Executive recommendations for governance, ROI, and future readiness
Executives should evaluate SaaS ERP deployment governance through three lenses: control, scalability, and business return. Control means decision rights, security, compliance, and release discipline are explicit. Scalability means the architecture, data model, and operating model can absorb growth without repeated redesign. Business return means the ERP program improves cycle times, reporting confidence, service consistency, and management visibility in ways that support strategic decisions. ROI should therefore be assessed not only through cost reduction, but also through faster onboarding of entities, improved working capital control, reduced manual reconciliation, better planning, and stronger operational predictability.
For Odoo programs, application selection should remain problem-led. CRM and Sales may be appropriate when pipeline governance and quote control are weak. Subscription can support recurring revenue models. Accounting is essential where financial control and close discipline are priorities. Purchase and Inventory matter when supply and stock visibility constrain growth. Project, Planning, and Helpdesk become relevant for service-led operating models. Documents and Knowledge can support controlled process documentation and user enablement. Studio should be governed carefully and used only where it supports maintainable business outcomes.
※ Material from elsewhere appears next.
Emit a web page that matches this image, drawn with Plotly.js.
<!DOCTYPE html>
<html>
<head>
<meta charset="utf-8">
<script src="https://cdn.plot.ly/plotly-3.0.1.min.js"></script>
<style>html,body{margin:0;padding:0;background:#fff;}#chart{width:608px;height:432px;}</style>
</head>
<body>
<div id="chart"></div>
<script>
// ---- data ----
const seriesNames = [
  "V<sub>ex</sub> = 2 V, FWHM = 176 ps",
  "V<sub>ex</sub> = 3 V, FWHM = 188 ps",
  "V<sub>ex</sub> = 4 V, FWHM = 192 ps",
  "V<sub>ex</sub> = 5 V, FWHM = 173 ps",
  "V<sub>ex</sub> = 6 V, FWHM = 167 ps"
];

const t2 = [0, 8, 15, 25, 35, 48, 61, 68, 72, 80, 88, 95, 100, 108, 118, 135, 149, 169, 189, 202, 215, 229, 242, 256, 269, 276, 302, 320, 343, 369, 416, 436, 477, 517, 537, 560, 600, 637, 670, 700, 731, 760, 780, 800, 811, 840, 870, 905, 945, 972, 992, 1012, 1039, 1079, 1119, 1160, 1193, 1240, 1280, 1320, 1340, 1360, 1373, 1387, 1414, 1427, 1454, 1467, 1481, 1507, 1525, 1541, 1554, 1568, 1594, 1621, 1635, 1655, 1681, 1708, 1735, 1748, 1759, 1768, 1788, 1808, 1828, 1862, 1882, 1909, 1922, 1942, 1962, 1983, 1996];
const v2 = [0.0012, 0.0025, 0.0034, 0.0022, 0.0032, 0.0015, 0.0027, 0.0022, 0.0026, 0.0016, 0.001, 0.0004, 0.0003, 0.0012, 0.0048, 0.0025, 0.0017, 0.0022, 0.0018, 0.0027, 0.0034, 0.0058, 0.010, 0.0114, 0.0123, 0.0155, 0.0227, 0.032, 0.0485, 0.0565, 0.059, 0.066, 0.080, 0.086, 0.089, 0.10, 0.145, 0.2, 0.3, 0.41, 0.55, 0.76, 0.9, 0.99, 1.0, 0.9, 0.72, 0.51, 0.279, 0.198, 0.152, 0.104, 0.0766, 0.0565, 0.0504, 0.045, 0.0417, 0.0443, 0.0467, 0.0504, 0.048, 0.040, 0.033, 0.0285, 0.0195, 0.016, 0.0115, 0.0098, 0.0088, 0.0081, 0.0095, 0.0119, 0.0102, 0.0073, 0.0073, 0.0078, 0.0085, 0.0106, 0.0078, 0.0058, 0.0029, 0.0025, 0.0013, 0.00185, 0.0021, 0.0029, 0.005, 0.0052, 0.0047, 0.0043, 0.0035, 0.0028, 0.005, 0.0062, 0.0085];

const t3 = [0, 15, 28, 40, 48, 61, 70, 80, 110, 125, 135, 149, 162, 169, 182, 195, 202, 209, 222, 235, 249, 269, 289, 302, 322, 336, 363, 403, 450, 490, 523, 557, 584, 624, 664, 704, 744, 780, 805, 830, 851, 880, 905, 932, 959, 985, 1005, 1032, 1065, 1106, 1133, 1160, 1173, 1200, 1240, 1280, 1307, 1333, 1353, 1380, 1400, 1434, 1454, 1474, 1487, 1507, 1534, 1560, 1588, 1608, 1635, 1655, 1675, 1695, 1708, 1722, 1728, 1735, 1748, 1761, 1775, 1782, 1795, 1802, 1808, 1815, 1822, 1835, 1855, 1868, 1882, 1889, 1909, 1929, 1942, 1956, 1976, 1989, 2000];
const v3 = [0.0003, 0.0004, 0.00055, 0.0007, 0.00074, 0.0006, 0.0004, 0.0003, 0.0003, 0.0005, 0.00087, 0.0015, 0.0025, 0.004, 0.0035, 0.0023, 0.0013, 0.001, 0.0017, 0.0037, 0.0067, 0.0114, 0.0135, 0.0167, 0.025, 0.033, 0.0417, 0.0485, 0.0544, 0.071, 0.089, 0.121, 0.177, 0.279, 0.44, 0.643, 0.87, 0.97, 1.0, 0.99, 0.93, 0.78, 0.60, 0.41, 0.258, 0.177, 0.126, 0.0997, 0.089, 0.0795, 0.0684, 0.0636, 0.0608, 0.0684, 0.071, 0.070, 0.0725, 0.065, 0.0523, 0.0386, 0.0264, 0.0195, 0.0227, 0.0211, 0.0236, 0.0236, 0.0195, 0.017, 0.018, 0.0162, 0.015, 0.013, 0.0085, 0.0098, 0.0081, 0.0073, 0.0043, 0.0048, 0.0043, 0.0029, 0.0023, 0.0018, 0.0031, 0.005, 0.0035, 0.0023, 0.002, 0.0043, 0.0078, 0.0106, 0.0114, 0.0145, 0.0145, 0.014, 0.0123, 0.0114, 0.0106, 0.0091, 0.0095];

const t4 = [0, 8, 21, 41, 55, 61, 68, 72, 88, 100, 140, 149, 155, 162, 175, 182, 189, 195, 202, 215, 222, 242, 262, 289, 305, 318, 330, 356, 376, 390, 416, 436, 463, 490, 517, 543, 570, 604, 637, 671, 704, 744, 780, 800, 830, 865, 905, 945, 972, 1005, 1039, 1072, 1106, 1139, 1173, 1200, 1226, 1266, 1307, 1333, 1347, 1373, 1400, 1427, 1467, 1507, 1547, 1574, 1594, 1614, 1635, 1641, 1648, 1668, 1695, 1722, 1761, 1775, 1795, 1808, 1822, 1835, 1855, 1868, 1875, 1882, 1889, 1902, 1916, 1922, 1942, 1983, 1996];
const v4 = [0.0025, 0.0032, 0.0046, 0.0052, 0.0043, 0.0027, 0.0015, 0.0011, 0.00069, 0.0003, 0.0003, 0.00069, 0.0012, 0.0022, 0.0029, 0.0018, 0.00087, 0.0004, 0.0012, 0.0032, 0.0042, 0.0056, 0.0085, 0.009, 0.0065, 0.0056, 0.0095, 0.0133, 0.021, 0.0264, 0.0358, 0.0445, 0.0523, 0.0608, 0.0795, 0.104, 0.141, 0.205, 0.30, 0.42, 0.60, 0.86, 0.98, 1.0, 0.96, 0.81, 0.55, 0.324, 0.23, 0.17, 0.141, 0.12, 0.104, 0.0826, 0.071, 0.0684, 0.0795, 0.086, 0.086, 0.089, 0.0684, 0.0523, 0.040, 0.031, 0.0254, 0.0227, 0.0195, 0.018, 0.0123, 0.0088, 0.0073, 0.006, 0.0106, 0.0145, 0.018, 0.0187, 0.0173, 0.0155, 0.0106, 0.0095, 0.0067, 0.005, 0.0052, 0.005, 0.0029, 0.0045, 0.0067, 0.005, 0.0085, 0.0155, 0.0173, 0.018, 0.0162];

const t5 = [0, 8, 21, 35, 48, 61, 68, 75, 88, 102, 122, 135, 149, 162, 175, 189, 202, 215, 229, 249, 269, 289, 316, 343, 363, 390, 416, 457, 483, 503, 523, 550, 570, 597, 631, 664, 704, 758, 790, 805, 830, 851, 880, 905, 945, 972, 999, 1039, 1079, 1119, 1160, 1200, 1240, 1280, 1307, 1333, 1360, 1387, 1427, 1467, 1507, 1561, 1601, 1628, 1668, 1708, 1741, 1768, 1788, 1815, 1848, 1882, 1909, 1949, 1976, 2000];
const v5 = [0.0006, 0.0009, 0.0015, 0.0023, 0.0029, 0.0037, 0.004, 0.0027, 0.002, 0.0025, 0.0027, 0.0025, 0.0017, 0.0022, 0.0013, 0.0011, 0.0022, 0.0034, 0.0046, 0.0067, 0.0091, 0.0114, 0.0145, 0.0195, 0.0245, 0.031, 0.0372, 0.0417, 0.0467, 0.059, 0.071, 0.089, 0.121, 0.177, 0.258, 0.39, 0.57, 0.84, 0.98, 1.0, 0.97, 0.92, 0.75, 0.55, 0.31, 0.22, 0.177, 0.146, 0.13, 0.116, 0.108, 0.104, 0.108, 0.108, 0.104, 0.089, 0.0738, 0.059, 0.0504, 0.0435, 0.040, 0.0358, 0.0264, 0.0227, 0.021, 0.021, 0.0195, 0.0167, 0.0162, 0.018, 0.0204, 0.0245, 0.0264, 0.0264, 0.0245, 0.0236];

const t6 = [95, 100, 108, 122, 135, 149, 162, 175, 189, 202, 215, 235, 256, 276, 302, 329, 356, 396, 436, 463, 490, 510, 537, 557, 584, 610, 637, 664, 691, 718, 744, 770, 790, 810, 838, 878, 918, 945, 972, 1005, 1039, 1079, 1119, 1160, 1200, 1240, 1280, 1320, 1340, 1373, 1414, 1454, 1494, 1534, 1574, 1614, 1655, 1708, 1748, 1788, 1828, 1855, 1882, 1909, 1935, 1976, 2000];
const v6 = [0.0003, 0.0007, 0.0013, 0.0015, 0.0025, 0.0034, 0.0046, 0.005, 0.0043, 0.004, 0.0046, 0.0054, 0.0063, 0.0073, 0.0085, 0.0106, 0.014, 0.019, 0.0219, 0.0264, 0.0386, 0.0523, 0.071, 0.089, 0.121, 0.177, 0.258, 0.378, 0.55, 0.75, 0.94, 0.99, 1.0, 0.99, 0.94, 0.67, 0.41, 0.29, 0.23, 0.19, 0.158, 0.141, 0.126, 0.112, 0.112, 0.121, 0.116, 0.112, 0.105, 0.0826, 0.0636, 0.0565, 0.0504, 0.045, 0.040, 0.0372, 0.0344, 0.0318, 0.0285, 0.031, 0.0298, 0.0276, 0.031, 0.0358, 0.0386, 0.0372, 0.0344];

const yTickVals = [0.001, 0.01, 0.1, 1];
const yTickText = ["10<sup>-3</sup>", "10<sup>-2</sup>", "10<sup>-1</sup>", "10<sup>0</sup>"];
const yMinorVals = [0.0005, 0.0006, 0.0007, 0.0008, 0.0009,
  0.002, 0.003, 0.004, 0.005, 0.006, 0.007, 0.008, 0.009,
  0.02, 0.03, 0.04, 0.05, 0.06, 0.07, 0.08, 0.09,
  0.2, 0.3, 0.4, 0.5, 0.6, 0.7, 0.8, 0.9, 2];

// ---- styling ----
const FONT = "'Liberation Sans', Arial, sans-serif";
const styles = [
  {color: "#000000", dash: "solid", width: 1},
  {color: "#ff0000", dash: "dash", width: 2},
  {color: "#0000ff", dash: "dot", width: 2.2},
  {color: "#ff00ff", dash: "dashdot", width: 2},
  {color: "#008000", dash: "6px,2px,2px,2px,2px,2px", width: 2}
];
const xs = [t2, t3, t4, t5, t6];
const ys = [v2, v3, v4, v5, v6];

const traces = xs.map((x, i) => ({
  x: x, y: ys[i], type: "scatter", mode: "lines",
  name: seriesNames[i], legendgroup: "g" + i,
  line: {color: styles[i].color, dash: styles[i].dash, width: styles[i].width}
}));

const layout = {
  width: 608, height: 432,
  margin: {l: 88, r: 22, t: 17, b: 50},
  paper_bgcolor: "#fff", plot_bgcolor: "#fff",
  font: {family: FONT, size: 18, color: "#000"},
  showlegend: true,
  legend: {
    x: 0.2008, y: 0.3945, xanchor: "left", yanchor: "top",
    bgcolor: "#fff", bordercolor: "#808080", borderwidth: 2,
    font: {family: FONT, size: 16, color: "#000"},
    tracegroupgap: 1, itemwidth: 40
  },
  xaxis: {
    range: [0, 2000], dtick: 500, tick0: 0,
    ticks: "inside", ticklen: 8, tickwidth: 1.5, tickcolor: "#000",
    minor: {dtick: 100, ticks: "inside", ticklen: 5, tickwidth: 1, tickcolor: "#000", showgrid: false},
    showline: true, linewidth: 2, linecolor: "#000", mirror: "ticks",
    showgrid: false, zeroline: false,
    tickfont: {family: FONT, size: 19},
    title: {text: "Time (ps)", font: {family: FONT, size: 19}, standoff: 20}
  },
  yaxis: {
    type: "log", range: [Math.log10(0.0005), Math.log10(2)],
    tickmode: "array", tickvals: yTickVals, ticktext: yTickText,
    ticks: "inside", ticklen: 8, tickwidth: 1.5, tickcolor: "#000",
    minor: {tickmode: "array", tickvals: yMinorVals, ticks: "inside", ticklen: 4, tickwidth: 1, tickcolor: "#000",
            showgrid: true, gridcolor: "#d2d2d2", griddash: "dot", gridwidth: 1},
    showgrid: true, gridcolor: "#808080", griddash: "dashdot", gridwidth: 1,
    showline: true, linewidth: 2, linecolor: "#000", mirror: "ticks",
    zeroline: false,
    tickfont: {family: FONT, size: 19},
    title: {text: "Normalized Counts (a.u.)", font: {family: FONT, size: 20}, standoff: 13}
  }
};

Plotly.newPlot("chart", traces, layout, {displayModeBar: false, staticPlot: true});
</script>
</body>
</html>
Future trends point toward more composable enterprise integration, stronger analytics embedded in operational workflows, broader use of AI-assisted delivery, and tighter governance over identity, security, and data lineage. As ERP ecosystems become more connected, governance maturity will increasingly determine whether growth remains efficient. This is where an experienced implementation partner can add value by balancing business design, technical architecture, and cloud operations. SysGenPro fits naturally in this context as a partner-first White-label ERP Platform and Managed Cloud Services provider, particularly for organizations and ERP partners that need structured delivery governance, scalable cloud operations, and enablement without losing ownership of the client relationship.
Executive Conclusion
SaaS ERP deployment governance is the discipline that turns rapid growth from a systems risk into an operating advantage. In Odoo implementations, the strongest outcomes come from business-led discovery, disciplined process design, controlled architecture, governed data, risk-based testing, and a post-go-live model built for continuous improvement. Organizations that treat governance as an executive capability gain more than a successful deployment. They gain a scalable operating framework for multi-company growth, workflow automation, enterprise integration, analytics, and resilient cloud operations. The practical recommendation is clear: define governance early, document decision rights explicitly, standardize where it creates leverage, customize only where it creates durable value, and build an ERP operating model that can grow as fast as the business intends to.